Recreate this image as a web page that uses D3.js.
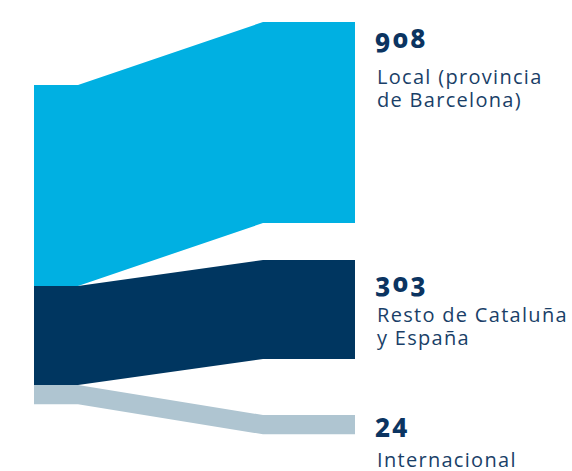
<!DOCTYPE html>
<html>
<head>
<meta charset="utf-8">
<script src="https://cdn.jsdelivr.net/npm/d3@7"></script>
<style>
  html, body { margin: 0; padding: 0; background: #ffffff; }
  svg { display: block; }
</style>
</head>
<body>
<svg id="chart" width="572" height="471"></svg>
<script>
// ---- data ----
const categories = ["Local", "Resto", "Internacional"];
const values = [908, 303, 24];
const valueLabels = ["908", "303", "24"];
const labelLines = [
  ["Local (provincia", "de Barcelona)"],
  ["Resto de Cataluña", "y España"],
  ["Internacional"]
];
const colors = ["#00b0e2", "#003660", "#afc5d1"];

// ---- layout ----
const W = 572, H = 471;
const leftX0 = 34, leftX1 = 78, rightX0 = 263, rightX1 = 355;
const leftTop = 85;
const rightTop = 22;
const rightGaps = [37, 56];
const numberDy = [26, 32, 22];     // number baseline below node top
const labelDy = [36, 30, 30];      // first label line below number baseline
const numberFigures = ["oldstyle-nums", "oldstyle-nums", "lining-nums"];
const lineH = 22.5;
const textX = 376;

const svg = d3.select("#chart");

// band thickness scale (designer's compressed scale)
const h = d3.scalePow().exponent(0.645).domain([0, d3.max(values)]).range([0, 201]);

const heights = values.map(v => h(v));
const leftY = [];
let acc = leftTop;
heights.forEach(hh => { leftY.push(acc); acc += hh; });
const rightY = [];
acc = rightTop;
heights.forEach((hh, i) => { rightY.push(acc); acc += hh + (i < rightGaps.length ? rightGaps[i] : 0); });

const flows = categories.map((c, i) => ({
  cat: c, value: values[i], color: colors[i],
  l0: leftY[i], l1: leftY[i] + heights[i],
  r0: rightY[i], r1: rightY[i] + heights[i]
}));

const line = d3.line();
svg.append("g").selectAll("path")
  .data(flows)
  .join("path")
  .attr("d", d => line([
    [leftX0, d.l0], [leftX1, d.l0], [rightX0, d.r0], [rightX1, d.r0],
    [rightX1, d.r1], [rightX0, d.r1], [leftX1, d.l1], [leftX0, d.l1]
  ]) + "Z")
  .attr("fill", d => d.color);

// labels
const lg = svg.append("g");
flows.forEach((d, i) => {
  const nb = d.r0 + numberDy[i];
  lg.append("text")
    .attr("x", textX - 1).attr("y", nb)
    .attr("font-family", "'Noto Sans', 'Open Sans', sans-serif")
    .attr("font-weight", 800)
    .attr("font-size", 26)
    .attr("letter-spacing", 2.2)
    .style("font-variant-numeric", numberFigures[i])
    .attr("fill", "#0b3461")
    .text(valueLabels[i]);
  const t = lg.append("text")
    .attr("x", textX + 1).attr("y", nb + labelDy[i])
    .attr("font-family", "'Open Sans', sans-serif")
    .attr("font-size", 20)
    .attr("letter-spacing", 1.3)
    .attr("fill", "#1a3f68");
  labelLines[i].forEach((s, j) => {
    t.append("tspan")
      .attr("x", textX + 1)
      .attr("dy", j === 0 ? 0 : lineH)
      .text(s);
  });
});
</script>
</body>
</html>
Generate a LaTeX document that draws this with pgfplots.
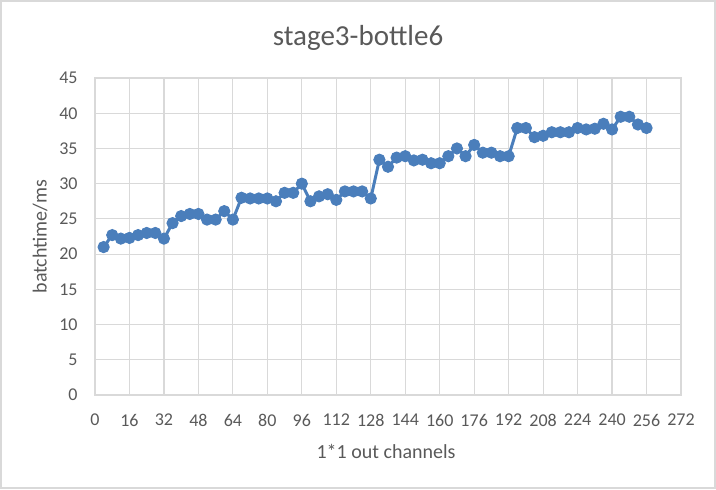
\documentclass[border=0pt]{standalone}
\usepackage{fontspec}
\setmainfont{Carlito}
\usepackage{pgfplots}
\pgfplotsset{compat=1.18}
\definecolor{excelblue}{HTML}{4A7EBB}
\definecolor{gridgray}{HTML}{D9D9D9}
\definecolor{txtgray}{HTML}{595959}
\begin{document}
\begin{tikzpicture}
\useasboundingbox (0,0) rectangle (358pt,244.5pt);
\draw[gridgray, line width=0.6pt] (0.5pt,0.5pt) rectangle (357.5pt,244pt);
\node[font=\fontsize{14.5pt}{16pt}\selectfont, text=txtgray] at (179pt,225.5pt) {stage3-bottle6};
\node[font=\fontsize{10pt}{12pt}\selectfont, text=txtgray] at (193pt,19pt) {1*1 out channels};
\node[font=\fontsize{10pt}{12pt}\selectfont, text=txtgray, rotate=90] at (20pt,126.25pt) {batchtime/ms};
\begin{axis}[
  at={(47.5pt,47pt)}, anchor=south west,
  scale only axis, width=293pt, height=158.5pt,
  xmin=0, xmax=272, ymin=0, ymax=45,
  xtick={0,16,...,272}, ytick={0,5,...,45},
  grid=major, major grid style={gridgray, line width=0.6pt},
  axis line style={gridgray, line width=0.6pt},
  major tick length=0pt,
  tick label style={font=\fontsize{9pt}{11pt}\selectfont, text=txtgray},
  /pgf/number format/assume math mode=true,
  xticklabel style={anchor=center, yshift=-12.5pt},
  yticklabel style={anchor=east, inner sep=0pt, xshift=-8.5pt},
  clip=false,
]
\addplot[color=excelblue, line width=1.5pt, mark=*, mark size=2.8pt, mark options={fill=excelblue, draw=excelblue, line width=0.5pt}] table {
x y
4 21.0
8 22.7
12 22.2
16 22.3
20 22.7
24 23.0
28 23.0
32 22.2
36 24.4
40 25.4
44 25.7
48 25.7
52 24.9
56 24.9
60 26.1
64 24.9
68 28.0
72 27.9
76 27.9
80 27.9
84 27.5
88 28.7
92 28.7
96 30.0
100 27.5
104 28.2
108 28.5
112 27.7
116 28.9
120 28.9
124 28.9
128 27.9
132 33.4
136 32.4
140 33.7
144 33.9
148 33.3
152 33.4
156 32.9
160 32.9
164 33.9
168 35.0
172 33.9
176 35.5
180 34.4
184 34.4
188 33.9
192 33.9
196 37.9
200 37.9
204 36.6
208 36.8
212 37.3
216 37.3
220 37.3
224 37.9
228 37.7
232 37.8
236 38.5
240 37.7
244 39.5
248 39.5
252 38.4
256 37.9
};
\end{axis}
\end{tikzpicture}
\end{document}
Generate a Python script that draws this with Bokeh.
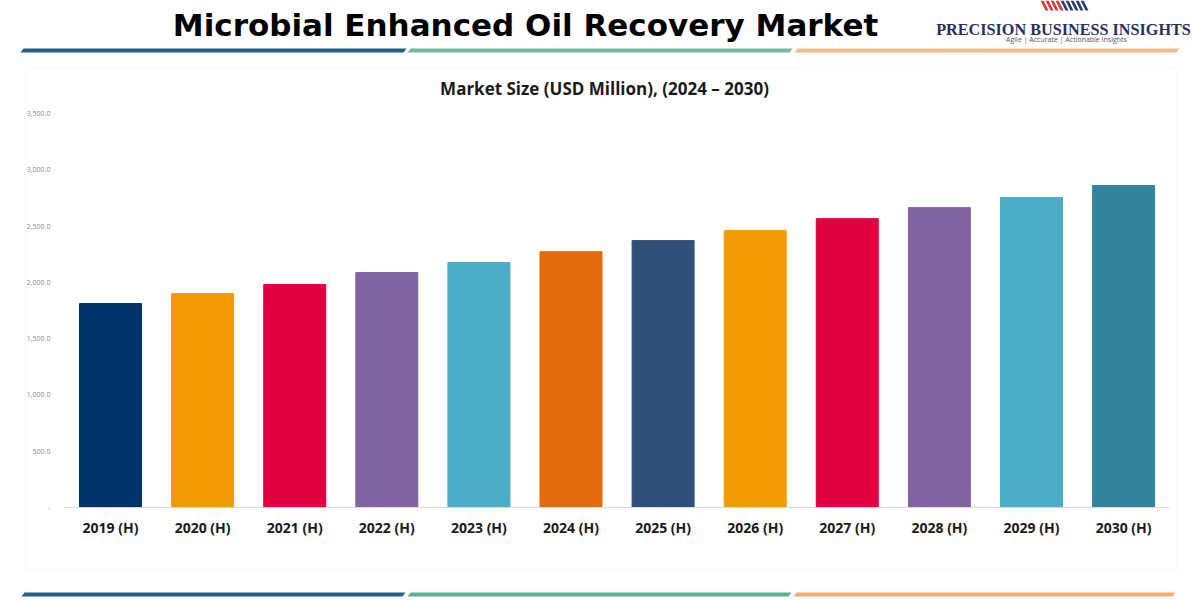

* [Problem to work on]
Every entry above is to be set down exactly; the pictures are to be left out.

* [Answer]
Recreate this image as a web page that uses D3.js.
<!DOCTYPE html>
<html>
<head>
<meta charset="utf-8">
<script src="https://cdn.jsdelivr.net/npm/d3@7"></script>
<style>
  html, body { margin: 0; padding: 0; background: #ffffff; }
  svg { display: block; }
</style>
</head>
<body>
<svg id="chart" width="572" height="471"></svg>
<script>
// ---- data ----
const categories = ["Local", "Resto", "Internacional"];
const values = [908, 303, 24];
const valueLabels = ["908", "303", "24"];
const labelLines = [
  ["Local (provincia", "de Barcelona)"],
  ["Resto de Cataluña", "y España"],
  ["Internacional"]
];
const colors = ["#00b0e2", "#003660", "#afc5d1"];

// ---- layout ----
const W = 572, H = 471;
const leftX0 = 34, leftX1 = 78, rightX0 = 263, rightX1 = 355;
const leftTop = 85;
const rightTop = 22;
const rightGaps = [37, 56];
const numberDy = [26, 32, 22];     // number baseline below node top
const labelDy = [36, 30, 30];      // first label line below number baseline
const numberFigures = ["oldstyle-nums", "oldstyle-nums", "lining-nums"];
const lineH = 22.5;
const textX = 376;

const svg = d3.select("#chart");

// band thickness scale (designer's compressed scale)
const h = d3.scalePow().exponent(0.645).domain([0, d3.max(values)]).range([0, 201]);

const heights = values.map(v => h(v));
const leftY = [];
let acc = leftTop;
heights.forEach(hh => { leftY.push(acc); acc += hh; });
const rightY = [];
acc = rightTop;
heights.forEach((hh, i) => { rightY.push(acc); acc += hh + (i < rightGaps.length ? rightGaps[i] : 0); });

const flows = categories.map((c, i) => ({
  cat: c, value: values[i], color: colors[i],
  l0: leftY[i], l1: leftY[i] + heights[i],
  r0: rightY[i], r1: rightY[i] + heights[i]
}));

const line = d3.line();
svg.append("g").selectAll("path")
  .data(flows)
  .join("path")
  .attr("d", d => line([
    [leftX0, d.l0], [leftX1, d.l0], [rightX0, d.r0], [rightX1, d.r0],
    [rightX1, d.r1], [rightX0, d.r1], [leftX1, d.l1], [leftX0, d.l1]
  ]) + "Z")
  .attr("fill", d => d.color);

// labels
const lg = svg.append("g");
flows.forEach((d, i) => {
  const nb = d.r0 + numberDy[i];
  lg.append("text")
    .attr("x", textX - 1).attr("y", nb)
    .attr("font-family", "'Noto Sans', 'Open Sans', sans-serif")
    .attr("font-weight", 800)
    .attr("font-size", 26)
    .attr("letter-spacing", 2.2)
    .style("font-variant-numeric", numberFigures[i])
    .attr("fill", "#0b3461")
    .text(valueLabels[i]);
  const t = lg.append("text")
    .attr("x", textX + 1).attr("y", nb + labelDy[i])
    .attr("font-family", "'Open Sans', sans-serif")
    .attr("font-size", 20)
    .attr("letter-spacing", 1.3)
    .attr("fill", "#1a3f68");
  labelLines[i].forEach((s, j) => {
    t.append("tspan")
      .attr("x", textX + 1)
      .attr("dy", j === 0 ? 0 : lineH)
      .text(s);
  });
});
</script>
</body>
</html>
Generate a LaTeX document that draws this with pgfplots.
\documentclass[border=0pt]{standalone}
\usepackage{fontspec}
\setmainfont{Carlito}
\usepackage{pgfplots}
\pgfplotsset{compat=1.18}
\definecolor{excelblue}{HTML}{4A7EBB}
\definecolor{gridgray}{HTML}{D9D9D9}
\definecolor{txtgray}{HTML}{595959}
\begin{document}
\begin{tikzpicture}
\useasboundingbox (0,0) rectangle (358pt,244.5pt);
\draw[gridgray, line width=0.6pt] (0.5pt,0.5pt) rectangle (357.5pt,244pt);
\node[font=\fontsize{14.5pt}{16pt}\selectfont, text=txtgray] at (179pt,225.5pt) {stage3-bottle6};
\node[font=\fontsize{10pt}{12pt}\selectfont, text=txtgray] at (193pt,19pt) {1*1 out channels};
\node[font=\fontsize{10pt}{12pt}\selectfont, text=txtgray, rotate=90] at (20pt,126.25pt) {batchtime/ms};
\begin{axis}[
  at={(47.5pt,47pt)}, anchor=south west,
  scale only axis, width=293pt, height=158.5pt,
  xmin=0, xmax=272, ymin=0, ymax=45,
  xtick={0,16,...,272}, ytick={0,5,...,45},
  grid=major, major grid style={gridgray, line width=0.6pt},
  axis line style={gridgray, line width=0.6pt},
  major tick length=0pt,
  tick label style={font=\fontsize{9pt}{11pt}\selectfont, text=txtgray},
  /pgf/number format/assume math mode=true,
  xticklabel style={anchor=center, yshift=-12.5pt},
  yticklabel style={anchor=east, inner sep=0pt, xshift=-8.5pt},
  clip=false,
]
\addplot[color=excelblue, line width=1.5pt, mark=*, mark size=2.8pt, mark options={fill=excelblue, draw=excelblue, line width=0.5pt}] table {
x y
4 21.0
8 22.7
12 22.2
16 22.3
20 22.7
24 23.0
28 23.0
32 22.2
36 24.4
40 25.4
44 25.7
48 25.7
52 24.9
56 24.9
60 26.1
64 24.9
68 28.0
72 27.9
76 27.9
80 27.9
84 27.5
88 28.7
92 28.7
96 30.0
100 27.5
104 28.2
108 28.5
112 27.7
116 28.9
120 28.9
124 28.9
128 27.9
132 33.4
136 32.4
140 33.7
144 33.9
148 33.3
152 33.4
156 32.9
160 32.9
164 33.9
168 35.0
172 33.9
176 35.5
180 34.4
184 34.4
188 33.9
192 33.9
196 37.9
200 37.9
204 36.6
208 36.8
212 37.3
216 37.3
220 37.3
224 37.9
228 37.7
232 37.8
236 38.5
240 37.7
244 39.5
248 39.5
252 38.4
256 37.9
};
\end{axis}
\end{tikzpicture}
\end{document}
Generate a Python script that draws this with Bokeh.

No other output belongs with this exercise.